Yesterday’s post highlighted the Foreign Corrupt Practices Act (and related) enforcement action against Anthony Stimler (a U.K. citizen and resident who was a trader at Glencore (a commodities company incorporated in the United Kingdom and headquartered in Switzerland).
The FCPA anti-bribery charge against Stimler invoked the so-called 78dd-3 prong of the statute which has the most demanding jurisdictional hook.
Specifically, “while in the territory of the United States, corruptly to make use of the mails or any means or instrumentality of interstate commerce or to do any other act in furtherance of an offer, payment, promise to pay, or authorization of the payment of any money, or offer, gift, promise to give, or authorization of the giving of anything of value to” a foreign official.
Similar to several other FCPA enforcement actions, the Stimler information alleged:
“On or about October 3, 2014, in response to the information communicated by Co-Conspirator 6, Stimler caused Subsidiary 2 to send a wire transfer of approximately $300,000 (the “Payment”) from Subsidiary 2’s bank account in Switzerland, through a bank in the Southern District of New York, to Intermediary Company 2’s bank account in Cyprus.”
“On or about May 5, 2015, Stimler caused Subsidiary 2 to pay Intermediary Company 2’s invoice through a wire transfer of approximately $50,000 from Subsidiary 2’s bank account in Switzerland, through a bank in the Southern District of New York, to Intermediary Company 2’s bank account in Cyprus.”
Those allegations alone were insufficient to meet the “while in the territory” requirement of 78dd-3. (See here for an instance of judicial scrutiny in which a federal court judge concluded that the act of sending a DHL package from the U.K. to the U.S. in furtherance of an alleged bribery scheme was insufficient to meet 78dd-3’s requirement).
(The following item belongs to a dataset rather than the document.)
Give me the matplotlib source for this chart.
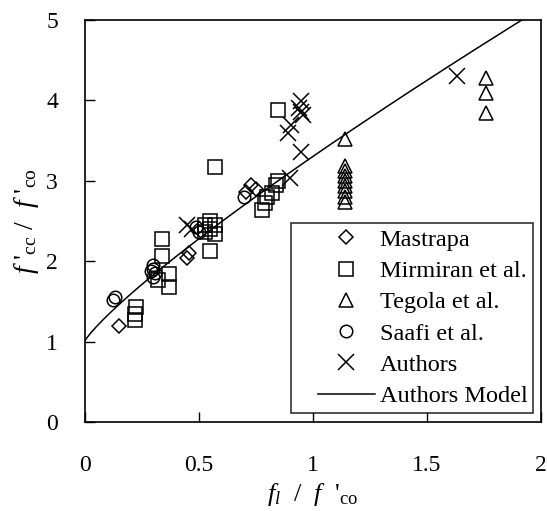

However, the Stimler information further alleged:
“On or about April 20, 2015, while in the United States, Stimler received an email in which Co-Conspirator 6 offered to pay a bribe to a Nigerian official of approximately $50,000 per oil cargo for four cargoes of NNPC oil to be delivered in May and June 2015.”
On or about April 20, 2015, while in the United States, Stimler replied to Co-Conspirator 6’s email, expressing interest in one of the June 2015 NNPC oil cargoes.”
In short, the sole jurisdictional basis for the FCPA charges against Stimler appears to be an e-mail exchange in furtherance of the alleged bribery scheme while he was in the U.S. in April 2015.
That’s the legal answer.
But what about the policy answer?
Just because the DOJ can bring an FCPA enforcement action against a U.K. national for allegedly bribing a Nigerian official, should it? Is the U.K. the most appropriate jurisdiction to bring such an enforcement action?